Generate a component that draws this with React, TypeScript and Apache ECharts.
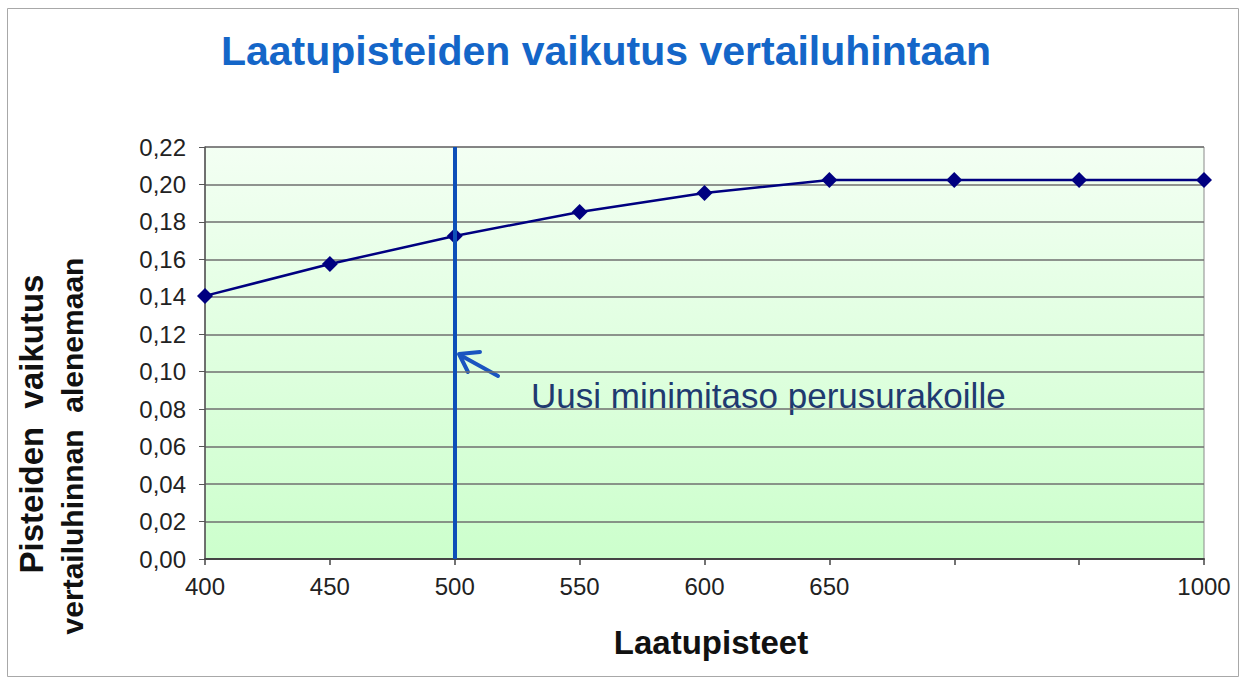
import React, { useEffect, useRef } from "react";
import * as echarts from "echarts";

const categories = ["400", "450", "500", "550", "600", "650", "", "", "1000"];
const values = [0.1405, 0.1575, 0.1725, 0.1853, 0.1954, 0.2024, 0.2024, 0.2024, 0.2024];
const titleText = "Laatupisteiden vaikutus vertailuhintaan";
const xName = "Laatupisteet";
const yNameLine1 = "Pisteiden  vaikutus";
const yNameLine2 = "vertailuhinnan  alenemaan";
const annotation = "Uusi minimitaso perusurakoille";
const markCategory = "500";

export default function App() {
  const ref = useRef<HTMLDivElement>(null);
  useEffect(() => {
    if (!ref.current) return;
    const chart = echarts.init(ref.current, null, { renderer: "svg" });
    const font = "'Liberation Sans', Arial, sans-serif";
    chart.setOption({
      animation: false,
      backgroundColor: "#ffffff",
      textStyle: { fontFamily: font },
      title: {
        text: titleText,
        left: 601,
        textAlign: "center",
        top: 25,
        textStyle: { fontFamily: font, fontSize: 41, fontWeight: "bold", color: "#1466c8" },
      },
      grid: {
        left: 205,
        top: 147,
        width: 999,
        height: 412,
        containLabel: false,
        show: true,
        borderColor: "#8a8a8a",
        borderWidth: 1,
        backgroundColor: new echarts.graphic.LinearGradient(0, 0, 0, 1, [
          { offset: 0, color: "#f3fff3" },
          { offset: 1, color: "#ccffcc" },
        ]),
      },
      xAxis: {
        type: "category",
        data: categories,
        boundaryGap: false,
        axisLine: { lineStyle: { color: "#444", width: 2 } },
        axisTick: { show: true, length: 6, alignWithLabel: true, lineStyle: { color: "#444", width: 1.5 } },
        axisLabel: { color: "#222", fontSize: 24, margin: 15, fontFamily: font, interval: 0 },
        splitLine: { show: false },
      },
      yAxis: {
        type: "value",
        min: 0,
        max: 0.22,
        interval: 0.02,
        axisLine: { show: true, lineStyle: { color: "#555", width: 1.5 } },
        axisTick: { show: true, length: 6, lineStyle: { color: "#555" } },
        axisLabel: {
          color: "#222",
          fontSize: 24,
          margin: 19,
          fontFamily: font,
          formatter: (v: number) => v.toFixed(2).replace(".", ","),
        },
        splitLine: { show: true, lineStyle: { color: "#6f6f6f", width: 1.5 } },
      },
      series: [
        {
          type: "line",
          data: values,
          symbol: "diamond",
          symbolSize: 16,
          lineStyle: { color: "#000080", width: 2.5 },
          itemStyle: { color: "#000080" },
          z: 3,
          markLine: {
            silent: true,
            symbol: "none",
            label: { show: false },
            lineStyle: { color: "#0d4fb8", width: 4, type: "solid" },
            data: [{ xAxis: markCategory }],
          },
        },
      ],
      graphic: [
        {
          type: "rect",
          shape: { x: 7.5, y: 8.5, width: 1231, height: 668 },
          style: { fill: "none", stroke: "#a8a8a8", lineWidth: 1 },
          z: -1,
        },
        {
          type: "text",
          x: 31,
          y: 424,
          rotation: Math.PI / 2,
          style: {
            text: yNameLine1,
            fontFamily: font,
            fontSize: 33,
            fontWeight: "bold",
            fill: "#111",
            align: "center",
            verticalAlign: "middle",
          },
        },
        {
          type: "text",
          x: 72,
          y: 446,
          rotation: Math.PI / 2,
          style: {
            text: yNameLine2,
            fontFamily: font,
            fontSize: 30,
            fontWeight: "bold",
            fill: "#111",
            align: "center",
            verticalAlign: "middle",
          },
        },
        {
          type: "text",
          x: 711,
          y: 642,
          style: {
            text: xName,
            fontFamily: font,
            fontSize: 33,
            fontWeight: "bold",
            fill: "#111",
            align: "center",
            verticalAlign: "middle",
          },
        },
        {
          type: "text",
          x: 531,
          y: 395,
          style: {
            text: annotation,
            fontFamily: font,
            fontSize: 35,
            fill: "#1f3a70",
            verticalAlign: "middle",
          },
        },
        {
          type: "line",
          shape: { x1: 498, y1: 376, x2: 460, y2: 355 },
          style: { stroke: "#1a55c0", lineWidth: 4, lineCap: "round" },
        },
        {
          type: "polyline",
          shape: { points: [[480, 352], [459, 354], [468, 372]] },
          style: { stroke: "#1a55c0", lineWidth: 4, fill: "none", lineCap: "round", lineJoin: "round" },
        },
      ],
    });
    return () => chart.dispose();
  }, []);
  return (
    <div
      ref={ref}
      style={{ position: "fixed", left: 0, top: 0, width: 1248, height: 678 }}
    />
  );
}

# # # #

**TASK TO COMPLETE**
Output all of the data exactly as it stands, minus any images.

**RESPONSE BELOW**
Generate a component that draws this with React, TypeScript and Apache ECharts.
import React, { useEffect, useRef } from "react";
import * as echarts from "echarts";

const categories = ["400", "450", "500", "550", "600", "650", "", "", "1000"];
const values = [0.1405, 0.1575, 0.1725, 0.1853, 0.1954, 0.2024, 0.2024, 0.2024, 0.2024];
const titleText = "Laatupisteiden vaikutus vertailuhintaan";
const xName = "Laatupisteet";
const yNameLine1 = "Pisteiden  vaikutus";
const yNameLine2 = "vertailuhinnan  alenemaan";
const annotation = "Uusi minimitaso perusurakoille";
const markCategory = "500";

export default function App() {
  const ref = useRef<HTMLDivElement>(null);
  useEffect(() => {
    if (!ref.current) return;
    const chart = echarts.init(ref.current, null, { renderer: "svg" });
    const font = "'Liberation Sans', Arial, sans-serif";
    chart.setOption({
      animation: false,
      backgroundColor: "#ffffff",
      textStyle: { fontFamily: font },
      title: {
        text: titleText,
        left: 601,
        textAlign: "center",
        top: 25,
        textStyle: { fontFamily: font, fontSize: 41, fontWeight: "bold", color: "#1466c8" },
      },
      grid: {
        left: 205,
        top: 147,
        width: 999,
        height: 412,
        containLabel: false,
        show: true,
        borderColor: "#8a8a8a",
        borderWidth: 1,
        backgroundColor: new echarts.graphic.LinearGradient(0, 0, 0, 1, [
          { offset: 0, color: "#f3fff3" },
          { offset: 1, color: "#ccffcc" },
        ]),
      },
      xAxis: {
        type: "category",
        data: categories,
        boundaryGap: false,
        axisLine: { lineStyle: { color: "#444", width: 2 } },
        axisTick: { show: true, length: 6, alignWithLabel: true, lineStyle: { color: "#444", width: 1.5 } },
        axisLabel: { color: "#222", fontSize: 24, margin: 15, fontFamily: font, interval: 0 },
        splitLine: { show: false },
      },
      yAxis: {
        type: "value",
        min: 0,
        max: 0.22,
        interval: 0.02,
        axisLine: { show: true, lineStyle: { color: "#555", width: 1.5 } },
        axisTick: { show: true, length: 6, lineStyle: { color: "#555" } },
        axisLabel: {
          color: "#222",
          fontSize: 24,
          margin: 19,
          fontFamily: font,
          formatter: (v: number) => v.toFixed(2).replace(".", ","),
        },
        splitLine: { show: true, lineStyle: { color: "#6f6f6f", width: 1.5 } },
      },
      series: [
        {
          type: "line",
          data: values,
          symbol: "diamond",
          symbolSize: 16,
          lineStyle: { color: "#000080", width: 2.5 },
          itemStyle: { color: "#000080" },
          z: 3,
          markLine: {
            silent: true,
            symbol: "none",
            label: { show: false },
            lineStyle: { color: "#0d4fb8", width: 4, type: "solid" },
            data: [{ xAxis: markCategory }],
          },
        },
      ],
      graphic: [
        {
          type: "rect",
          shape: { x: 7.5, y: 8.5, width: 1231, height: 668 },
          style: { fill: "none", stroke: "#a8a8a8", lineWidth: 1 },
          z: -1,
        },
        {
          type: "text",
          x: 31,
          y: 424,
          rotation: Math.PI / 2,
          style: {
            text: yNameLine1,
            fontFamily: font,
            fontSize: 33,
            fontWeight: "bold",
            fill: "#111",
            align: "center",
            verticalAlign: "middle",
          },
        },
        {
          type: "text",
          x: 72,
          y: 446,
          rotation: Math.PI / 2,
          style: {
            text: yNameLine2,
            fontFamily: font,
            fontSize: 30,
            fontWeight: "bold",
            fill: "#111",
            align: "center",
            verticalAlign: "middle",
          },
        },
        {
          type: "text",
          x: 711,
          y: 642,
          style: {
            text: xName,
            fontFamily: font,
            fontSize: 33,
            fontWeight: "bold",
            fill: "#111",
            align: "center",
            verticalAlign: "middle",
          },
        },
        {
          type: "text",
          x: 531,
          y: 395,
          style: {
            text: annotation,
            fontFamily: font,
            fontSize: 35,
            fill: "#1f3a70",
            verticalAlign: "middle",
          },
        },
        {
          type: "line",
          shape: { x1: 498, y1: 376, x2: 460, y2: 355 },
          style: { stroke: "#1a55c0", lineWidth: 4, lineCap: "round" },
        },
        {
          type: "polyline",
          shape: { points: [[480, 352], [459, 354], [468, 372]] },
          style: { stroke: "#1a55c0", lineWidth: 4, fill: "none", lineCap: "round", lineJoin: "round" },
        },
      ],
    });
    return () => chart.dispose();
  }, []);
  return (
    <div
      ref={ref}
      style={{ position: "fixed", left: 0, top: 0, width: 1248, height: 678 }}
    />
  );
}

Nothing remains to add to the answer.